Le dichiarazioni che provano a smarcarsi da questo unanimismo appaiono poco credibili e segnate da un intento propagandistico, come quelle di Bersani che sottolinea come il rigore del passato governo sia stato coniugato con riforme e redistribuzione. In realtà sono proprio queste, soprattutto nel senso di un’inversione di tendenza sui macro-movimenti su squilibri, diseguaglianze, penalizzazione e precarizzazione del lavoro, a non essere state prodotte.
A chiudere questo dibattito dopo alcuni giorni sembra la lunga lettera al direttore de Il Sole 24 Ore di Enrico Micheli, sottosegretario alla presidenza del precedente governo, che si distingue per un dissenso più netto e ragionato nei confronti dell’interpretazione di un asse Prodi-Tremonti. Egli avanza delle critiche dirette al ruolo di Padoa-Schioppa, al suo eccessivo protagonismo solitario da ministro, e sottolinea alcune differenze di sostanza tra i due governi, come la scelta del cuneo fiscale per le imprese (sic!), il contenimento delle tasse centrali, il controllo del rapporto deficit/Pil e una manovra finanziaria che doveva essere a favore dei redditi meno abbienti. In verità Micheli è costretto a riconoscere che tali provvedimenti siano stati un sostanziale fallimento: paradigmatica fu la scoperta che le buste paga del gennaio 2007 rappresentavano una profonda delusione, con detrazioni modeste (e aggiungerei non sempre progressive) e con la crescita indiscriminata delle tassazioni locali a complicare una situazione già difficile. Nonostante gli attacchi al governo provenienti dall’allora presidente di Confindustria Montezemolo, di cui l’ex sottosegretario non sa darsi spiegazione tuttora, l’unico soggetto a godere di indubbi vantaggi fu l’impresa.
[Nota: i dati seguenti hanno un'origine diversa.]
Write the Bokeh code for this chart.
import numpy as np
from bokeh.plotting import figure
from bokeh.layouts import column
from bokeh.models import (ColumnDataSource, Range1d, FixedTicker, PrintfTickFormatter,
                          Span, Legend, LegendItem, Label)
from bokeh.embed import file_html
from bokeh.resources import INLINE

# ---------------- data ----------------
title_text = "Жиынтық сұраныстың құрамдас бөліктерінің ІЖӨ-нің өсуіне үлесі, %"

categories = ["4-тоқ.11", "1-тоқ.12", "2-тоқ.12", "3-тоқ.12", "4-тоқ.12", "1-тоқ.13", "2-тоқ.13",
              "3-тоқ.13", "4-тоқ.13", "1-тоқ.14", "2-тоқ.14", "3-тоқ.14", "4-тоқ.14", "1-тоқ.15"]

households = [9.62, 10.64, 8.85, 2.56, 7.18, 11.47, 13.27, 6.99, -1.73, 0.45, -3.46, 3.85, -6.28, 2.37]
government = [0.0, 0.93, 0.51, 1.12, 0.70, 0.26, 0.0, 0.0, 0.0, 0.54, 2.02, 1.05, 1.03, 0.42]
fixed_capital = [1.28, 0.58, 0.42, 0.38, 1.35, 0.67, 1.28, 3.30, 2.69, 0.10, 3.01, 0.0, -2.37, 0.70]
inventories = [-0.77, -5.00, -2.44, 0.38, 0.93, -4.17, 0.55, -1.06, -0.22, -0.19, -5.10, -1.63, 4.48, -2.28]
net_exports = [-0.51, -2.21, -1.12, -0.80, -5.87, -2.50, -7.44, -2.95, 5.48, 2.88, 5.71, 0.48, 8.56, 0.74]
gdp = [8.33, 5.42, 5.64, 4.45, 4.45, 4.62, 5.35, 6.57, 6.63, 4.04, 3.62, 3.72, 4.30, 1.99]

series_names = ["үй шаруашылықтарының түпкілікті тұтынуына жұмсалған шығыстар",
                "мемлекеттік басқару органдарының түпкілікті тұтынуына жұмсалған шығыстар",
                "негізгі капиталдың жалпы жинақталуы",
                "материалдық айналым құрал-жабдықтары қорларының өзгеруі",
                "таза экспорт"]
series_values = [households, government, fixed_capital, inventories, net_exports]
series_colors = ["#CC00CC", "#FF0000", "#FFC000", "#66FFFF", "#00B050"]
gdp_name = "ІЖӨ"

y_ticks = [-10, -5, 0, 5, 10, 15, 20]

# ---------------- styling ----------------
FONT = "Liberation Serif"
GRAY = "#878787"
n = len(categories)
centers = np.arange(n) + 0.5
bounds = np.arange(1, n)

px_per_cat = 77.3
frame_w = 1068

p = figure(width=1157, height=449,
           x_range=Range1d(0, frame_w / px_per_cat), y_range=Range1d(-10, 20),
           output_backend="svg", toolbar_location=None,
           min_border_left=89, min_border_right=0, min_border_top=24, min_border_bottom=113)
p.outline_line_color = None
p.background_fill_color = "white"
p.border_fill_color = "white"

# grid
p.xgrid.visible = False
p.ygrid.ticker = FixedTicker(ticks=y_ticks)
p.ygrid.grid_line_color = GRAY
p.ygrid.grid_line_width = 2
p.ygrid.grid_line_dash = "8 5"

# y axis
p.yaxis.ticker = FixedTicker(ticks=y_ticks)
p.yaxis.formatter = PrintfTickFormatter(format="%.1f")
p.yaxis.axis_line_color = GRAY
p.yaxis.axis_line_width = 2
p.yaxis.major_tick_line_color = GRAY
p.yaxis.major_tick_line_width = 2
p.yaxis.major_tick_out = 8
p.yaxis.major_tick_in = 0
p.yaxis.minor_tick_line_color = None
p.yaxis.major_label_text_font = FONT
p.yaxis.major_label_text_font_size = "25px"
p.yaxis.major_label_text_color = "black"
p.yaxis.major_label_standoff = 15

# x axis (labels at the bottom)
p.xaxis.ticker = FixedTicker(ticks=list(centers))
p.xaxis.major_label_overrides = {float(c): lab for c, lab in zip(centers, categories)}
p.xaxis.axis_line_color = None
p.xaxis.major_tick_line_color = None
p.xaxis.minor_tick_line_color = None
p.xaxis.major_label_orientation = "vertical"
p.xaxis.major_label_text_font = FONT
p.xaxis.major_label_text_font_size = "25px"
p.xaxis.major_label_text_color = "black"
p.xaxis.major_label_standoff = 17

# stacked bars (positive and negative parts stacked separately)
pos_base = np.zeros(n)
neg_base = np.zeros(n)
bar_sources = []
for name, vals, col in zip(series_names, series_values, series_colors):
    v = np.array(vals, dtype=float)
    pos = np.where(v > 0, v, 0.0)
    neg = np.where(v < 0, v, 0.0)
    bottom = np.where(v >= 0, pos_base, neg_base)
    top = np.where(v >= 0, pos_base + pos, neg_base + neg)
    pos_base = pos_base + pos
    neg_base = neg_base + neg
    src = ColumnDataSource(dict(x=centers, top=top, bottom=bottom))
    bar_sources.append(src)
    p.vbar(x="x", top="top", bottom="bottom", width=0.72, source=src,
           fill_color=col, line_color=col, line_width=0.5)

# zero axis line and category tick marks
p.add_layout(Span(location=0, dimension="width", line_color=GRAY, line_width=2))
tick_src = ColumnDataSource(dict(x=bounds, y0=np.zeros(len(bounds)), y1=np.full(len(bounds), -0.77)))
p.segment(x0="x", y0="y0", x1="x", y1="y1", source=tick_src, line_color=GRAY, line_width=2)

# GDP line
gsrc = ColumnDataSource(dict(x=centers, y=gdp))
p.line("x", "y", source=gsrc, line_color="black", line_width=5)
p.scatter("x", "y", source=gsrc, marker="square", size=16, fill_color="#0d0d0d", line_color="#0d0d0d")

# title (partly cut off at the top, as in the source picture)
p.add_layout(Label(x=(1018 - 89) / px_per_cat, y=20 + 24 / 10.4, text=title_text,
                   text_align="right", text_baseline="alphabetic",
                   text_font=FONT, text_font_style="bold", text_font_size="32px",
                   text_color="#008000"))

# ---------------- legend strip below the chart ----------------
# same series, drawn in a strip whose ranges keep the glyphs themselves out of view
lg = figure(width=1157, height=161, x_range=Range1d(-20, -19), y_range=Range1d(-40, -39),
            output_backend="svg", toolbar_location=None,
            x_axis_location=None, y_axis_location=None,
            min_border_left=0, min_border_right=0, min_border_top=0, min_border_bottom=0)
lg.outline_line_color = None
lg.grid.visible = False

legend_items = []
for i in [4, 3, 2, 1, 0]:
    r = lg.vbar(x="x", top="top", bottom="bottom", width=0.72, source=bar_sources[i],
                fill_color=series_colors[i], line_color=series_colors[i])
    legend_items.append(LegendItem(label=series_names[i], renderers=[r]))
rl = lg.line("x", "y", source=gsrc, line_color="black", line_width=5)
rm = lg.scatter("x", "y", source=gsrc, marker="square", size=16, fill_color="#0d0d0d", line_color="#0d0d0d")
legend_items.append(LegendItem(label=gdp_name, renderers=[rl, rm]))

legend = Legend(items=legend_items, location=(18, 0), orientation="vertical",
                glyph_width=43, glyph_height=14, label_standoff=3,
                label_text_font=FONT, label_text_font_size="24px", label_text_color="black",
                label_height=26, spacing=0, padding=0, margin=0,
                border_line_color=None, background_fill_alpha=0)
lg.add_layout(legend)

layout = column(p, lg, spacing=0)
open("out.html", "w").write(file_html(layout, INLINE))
Seppur Micheli invochi politiche che affrontino la questione sociale, nessuno ha promosso o sta promuovendo politiche che provino a invertire quel processo che lui stesso definisce di «progressiva proletarizzazione» di settori considerevoli della società.
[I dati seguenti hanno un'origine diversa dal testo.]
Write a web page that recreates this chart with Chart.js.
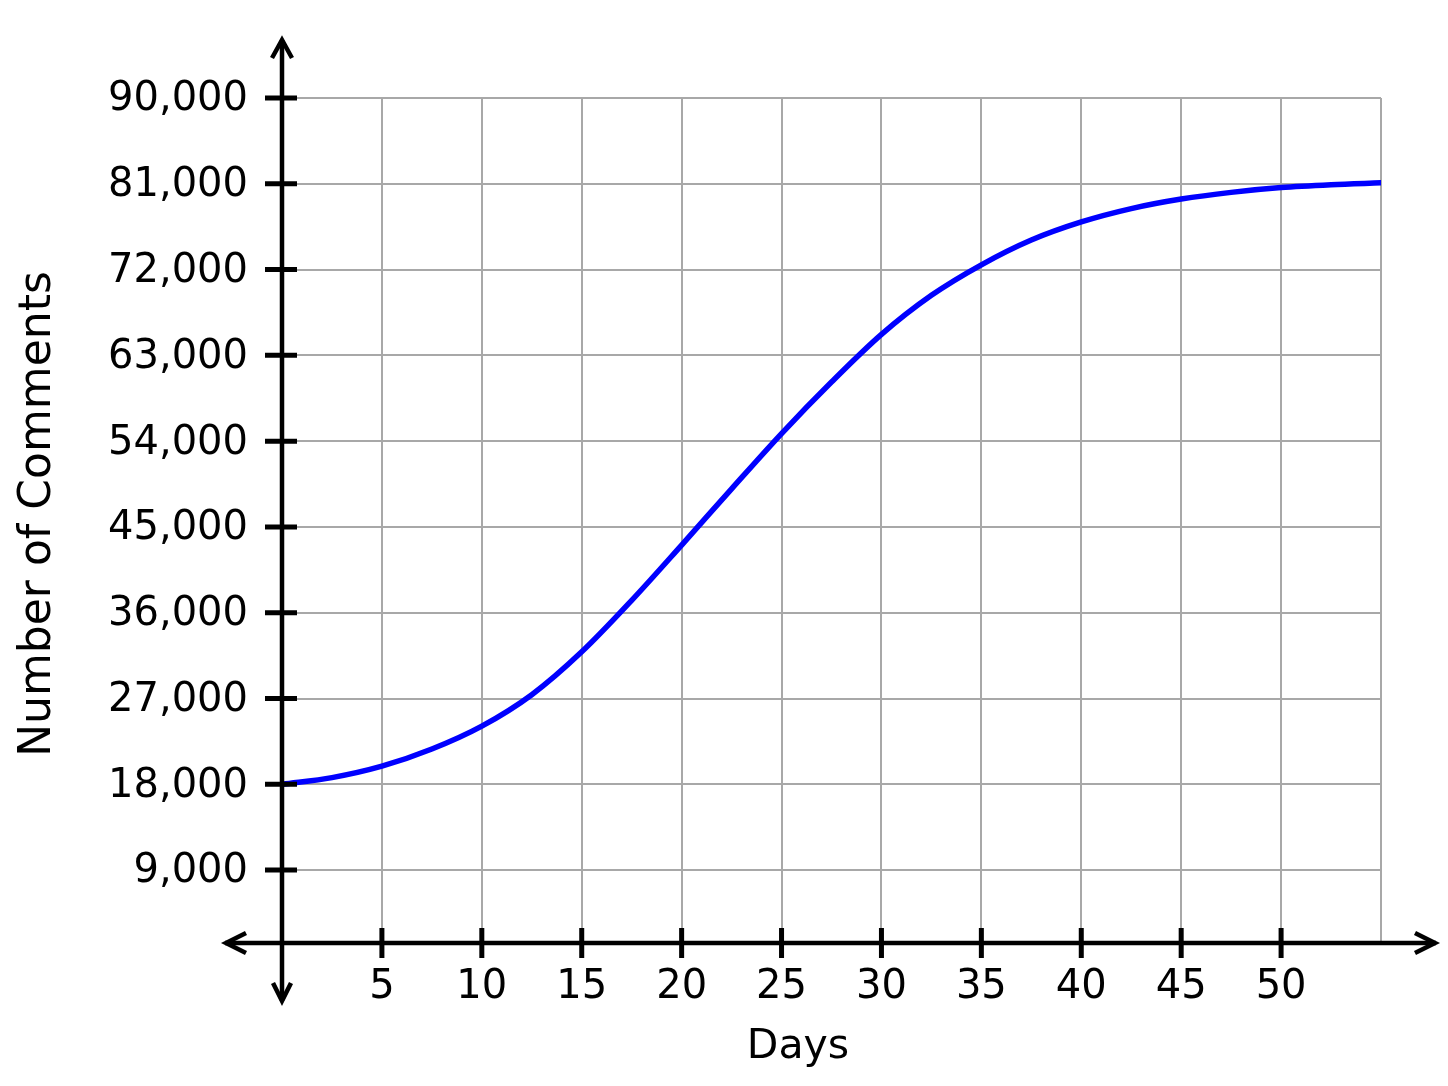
<!DOCTYPE html>
<html>
<head>
<meta charset="utf-8">
<title>Number of Comments over Days</title>
<script src="https://cdn.jsdelivr.net/npm/chart.js@4"></script>
<style>
  html, body { margin: 0; padding: 0; background: #fff; }
  #wrap { width: 1448px; height: 1086px; }
</style>
</head>
<body>
<div id="wrap"><canvas id="chartComments" width="1448" height="1086"></canvas></div>
<script>
/* ──── Données ───────────────────────────────────────────── */

const days     = [0, 2.5, 5, 7.5, 10, 12.5, 15, 17.5, 20, 22.5, 25, 27.5,
                  30, 32.5, 35, 37.5, 40, 42.5, 45, 47.5, 50, 52.5, 55];
const comments = [18000, 18700, 19900, 21700, 24100, 27400, 31900, 37300,
                  43100, 49000, 54800, 60200, 65200, 69300, 72500, 75100,
                  77000, 78400, 79400, 80100, 80600, 80900, 81100];

const xTicks   = [0, 5, 10, 15, 20, 25, 30, 35, 40, 45, 50, 55];
const xLabels  = ['', '5', '10', '15', '20', '25', '30', '35', '40', '45', '50', ''];
const yTicks   = [9000, 18000, 27000, 36000, 45000, 54000, 63000, 72000, 81000, 90000];

const xTitle   = 'Days';
const yTitle   = 'Number of Comments';

/* ──── Axes fléchés + graduations + titres ──────────────── */

const FONT = "'DejaVu Sans', sans-serif";

const axesPlugin = {
  id: 'arrowAxes',
  afterDatasetsDraw(chart) {
    const { ctx, chartArea, scales: { x, y } } = chart;
    const x0 = x.getPixelForValue(0);
    const yb = chartArea.bottom;

    ctx.save();
    ctx.strokeStyle = '#000';
    ctx.lineCap = 'butt';

    // axes
    ctx.lineWidth = 4.5;
    ctx.beginPath();
    ctx.moveTo(x0, 40);   ctx.lineTo(x0, 1001);
    ctx.moveTo(225, yb);  ctx.lineTo(1436, yb);
    ctx.stroke();

    // flèches ouvertes
    ctx.lineWidth = 4.5;
    ctx.lineJoin = 'miter';
    ctx.beginPath();
    ctx.moveTo(x0 - 10, 58);  ctx.lineTo(x0, 40); ctx.lineTo(x0 + 10, 58);
    ctx.moveTo(x0 - 9, 983);  ctx.lineTo(x0, 1001); ctx.lineTo(x0 + 9, 983);
    ctx.moveTo(246, yb - 10); ctx.lineTo(226, yb); ctx.lineTo(246, yb + 10);
    ctx.moveTo(1415, yb - 10); ctx.lineTo(1435, yb); ctx.lineTo(1415, yb + 10);
    ctx.stroke();

    // graduations
    ctx.lineWidth = 5;
    ctx.beginPath();
    yTicks.forEach(v => {
      const py = y.getPixelForValue(v);
      ctx.moveTo(x0 - 17, py); ctx.lineTo(x0 + 15, py);
    });
    xTicks.filter(v => v > 0 && v < 55).forEach(v => {
      const px = x.getPixelForValue(v);
      ctx.moveTo(px, yb - 15); ctx.lineTo(px, yb + 15);
    });
    ctx.stroke();

    // titres
    ctx.fillStyle = '#000';
    ctx.textAlign = 'center';
    ctx.textBaseline = 'middle';
    ctx.font = '41px ' + FONT;
    ctx.fillText(xTitle, 798, 1047);

    ctx.translate(39, 514);
    ctx.rotate(-Math.PI / 2);
    ctx.font = '44px ' + FONT;
    ctx.fillText(yTitle, 0, 0);
    ctx.restore();
  },
};

/* ──── Graphique ─────────────────────────────────────────── */

const ctx = document.getElementById('chartComments').getContext('2d');
const chart = new Chart(ctx, {
  type: 'line',
  data: {
    datasets: [{
      data: days.map((d, i) => ({ x: d, y: comments[i] })),
      borderColor: '#0000ff',
      borderWidth: 5.5,
      borderCapStyle: 'round',
      cubicInterpolationMode: 'monotone',
      pointRadius: 0,
      fill: false,
    }],
  },
  options: {
    responsive: false,
    animation: false,
    devicePixelRatio: 1,
    layout: { padding: { left: 0, right: 67, top: 98, bottom: 0 } },
    plugins: { legend: { display: false }, tooltip: { enabled: false } },
    scales: {
      x: {
        type: 'linear',
        min: 0, max: 55,
        afterBuildTicks: s => { s.ticks = xTicks.map(v => ({ value: v })); },
        afterFit: s => { s.height = 143; },
        ticks: {
          color: '#000',
          font: { family: FONT, size: 40 },
          padding: 21,
          maxRotation: 0,
          autoSkip: false,
          callback: v => xLabels[xTicks.indexOf(v)] ?? '',
        },
        grid:   { color: '#a8a8a8', lineWidth: 2, drawTicks: false },
        border: { display: false },
      },
      y: {
        min: 1350, max: 90000,
        afterBuildTicks: s => { s.ticks = yTicks.map(v => ({ value: v })); },
        afterFit: s => { s.width = 282; },
        ticks: {
          color: '#000',
          font: { family: FONT, size: 40 },
          padding: 34,
          labelOffset: 2,
          autoSkip: false,
          callback: v => v.toLocaleString('en-US'),
        },
        grid:   { color: '#a8a8a8', lineWidth: 2, drawTicks: false },
        border: { display: false },
      },
    },
  },
  plugins: [axesPlugin],
});
</script>
</body>
</html>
Significativa, infine, risulta essere l’ammissione, forse involontariamente ironica, di Antonio Polito, direttore de Il Riformista, quando nella sua analisi dei consensi-dissensi ottenuti dai rispettivi governi dice che la differenza l’ha fatta il contesto e non le politiche attuate: il rigore di Prodi ha operato in un clima sfavorevole socialmente, caratterizzato da «prezzi alti e salari invariati», mentre Berlusconi, nonostante la crisi, ha avuto la fortuna di operare dentro a «prezzi più bassi e salari invariati». Il comune denominatore sono sempre i salari invariati. In realtà il loro potere d’acquisto negli ultimi venti anni si è ridotto, si pensi soltanto all’introduzione dell’Euro, come si è ridotto il loro valore percentuale sul Pil in raffronto a rendite e profitti. Questo forse è il problema principale che rappresenta il termometro di una fase di diseguaglianze crescenti, ma nessuno se ne cura. Le classi dirigenti attuali sembrano ancora legate mani e piedi al pensiero unico. Per cambiare bisogna certamente guardare altrove.